What inspires cyclists to race thousands of kilometers in the Tour de France? Many of them don’t even reach the finish line—their role is simply to help their team’s strongest cyclist win a stage, and earn the coveted yellow jersey. Success is measured by how well they contribute their unique assets for the good of the team. Where does your support come from? Who comes to your aid when stuck in an uphill grind? And what do you do to lift others up?
People often ask me what attracts me to the challenging sport of triathlon. It is the community. I love it when God puts people in my path to encourage me, as it gives me a deep sense of His presence and care for me. I still don’t know how cyclists seem to randomly appear on the road, recognize me and call out a greeting just when I need a pick-me-up. Whatever you may face in life, I hope you can find people to come alongside you. Because we cannot always manage alone. We are meant to be in community.
Finding your Superpower
Team players have been around since biblical times. In the New Testament scriptures, the apostle Paul was also a great team leader in the early church. He recognized that every part of the body was equally important in terms of spreading the gospel. And he saw how the weak were strengthened by a the comforting presence of the Holy Spirit. While growing up in the church, I never learned very much about this part of the Trinity. But it is this higher power that I turn to when needing strength in a painful stretch of life or in a grueling race.
Too often we try to be stubbornly independent and only turn to others, or God, in desperation. If you are like me, you may find it hard to ask for help. When I became temporarily debilitated, I was often too proud to ask others for assistance with even simple requests like opening a door. And people were equally unsure about whether to offer aid. We are stronger together, which is why we join teams.
Harmony in Teamwork
The human body, too, is most powerful when working in harmony. I learned this while through working through various muscle imbalances, and when I rehabbed a frozen shoulder. Did you know that for the shoulder to function smoothly, eighteen muscles must work in synchronized fashion? Each time our muscles contract and strengthen, muscles on the opposing joint must first relax. When we get out of balance, we become less efficient and use more energy to complete tasks.
Relationships are like that too. In order for community to work best, individual members need to put their own inclinations aside to help others perform. While it takes humility, we need to acknowledge limitations and recruit others for support. Or we can choose to be that person to take a back seat so that others can shine. Then the weak become stronger and the last become first.

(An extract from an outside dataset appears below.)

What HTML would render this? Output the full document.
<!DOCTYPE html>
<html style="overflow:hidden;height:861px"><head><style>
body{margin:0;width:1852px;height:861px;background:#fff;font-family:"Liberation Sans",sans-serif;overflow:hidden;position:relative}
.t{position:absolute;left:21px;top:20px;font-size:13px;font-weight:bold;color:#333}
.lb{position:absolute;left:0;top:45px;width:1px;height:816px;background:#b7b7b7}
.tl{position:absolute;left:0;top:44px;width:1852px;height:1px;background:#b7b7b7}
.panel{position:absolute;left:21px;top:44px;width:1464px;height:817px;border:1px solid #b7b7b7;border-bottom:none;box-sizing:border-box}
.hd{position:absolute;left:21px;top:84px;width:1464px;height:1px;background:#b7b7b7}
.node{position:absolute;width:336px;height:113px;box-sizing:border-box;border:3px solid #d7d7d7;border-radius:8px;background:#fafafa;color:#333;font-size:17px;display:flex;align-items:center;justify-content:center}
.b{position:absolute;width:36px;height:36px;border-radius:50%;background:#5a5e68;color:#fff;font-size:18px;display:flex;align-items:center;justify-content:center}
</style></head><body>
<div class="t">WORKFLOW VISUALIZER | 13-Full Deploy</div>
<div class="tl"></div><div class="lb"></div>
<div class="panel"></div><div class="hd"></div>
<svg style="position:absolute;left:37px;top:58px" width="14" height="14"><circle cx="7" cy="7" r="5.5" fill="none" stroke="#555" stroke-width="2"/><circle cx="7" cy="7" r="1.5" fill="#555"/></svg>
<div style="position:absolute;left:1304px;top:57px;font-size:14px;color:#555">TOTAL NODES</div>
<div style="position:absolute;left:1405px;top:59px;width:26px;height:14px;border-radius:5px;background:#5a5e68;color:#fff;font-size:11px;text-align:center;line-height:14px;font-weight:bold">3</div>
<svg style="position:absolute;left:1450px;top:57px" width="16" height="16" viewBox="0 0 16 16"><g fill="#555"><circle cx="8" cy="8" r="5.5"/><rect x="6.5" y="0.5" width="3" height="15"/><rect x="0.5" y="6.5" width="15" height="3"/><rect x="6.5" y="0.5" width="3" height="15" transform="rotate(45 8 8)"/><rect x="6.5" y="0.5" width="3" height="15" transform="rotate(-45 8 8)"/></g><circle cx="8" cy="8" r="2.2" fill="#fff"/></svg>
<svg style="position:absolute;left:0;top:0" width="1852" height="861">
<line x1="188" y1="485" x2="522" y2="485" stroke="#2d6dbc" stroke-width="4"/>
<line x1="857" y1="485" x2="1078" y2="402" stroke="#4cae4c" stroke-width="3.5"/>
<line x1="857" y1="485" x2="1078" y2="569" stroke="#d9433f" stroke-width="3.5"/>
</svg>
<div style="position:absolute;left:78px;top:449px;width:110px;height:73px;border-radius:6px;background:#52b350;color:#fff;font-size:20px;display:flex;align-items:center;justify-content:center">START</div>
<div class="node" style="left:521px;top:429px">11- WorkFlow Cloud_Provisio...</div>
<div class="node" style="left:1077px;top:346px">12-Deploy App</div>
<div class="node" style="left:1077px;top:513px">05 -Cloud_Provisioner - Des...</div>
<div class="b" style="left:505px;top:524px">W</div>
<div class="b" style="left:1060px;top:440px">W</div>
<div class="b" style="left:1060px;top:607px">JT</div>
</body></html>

Often we fall into a super achiever mentality—sprinting through life taking on mountainous tasks, instead of finding value in the little things we can do to lift others up. Or we waste energy lamenting the strengths we lack instead of celebrating the skills we possess. Worse, we compare ourselves to others. If we chase the goals that society equates with success, we should first question whether we offer ourselves the grace that people give to us.
Not everyone will cross the finish line, reach the medal podium, or launch a winning start-up. Most of us will never make the spotlight, but we can each do our part for this world by spreading love and hope. A word of encouragement or an act of service can go a long way! Let’s not sit on the sidelines like armchair athletes. We can all take on the tasks that we can have been called to, and find reward in cheering others on.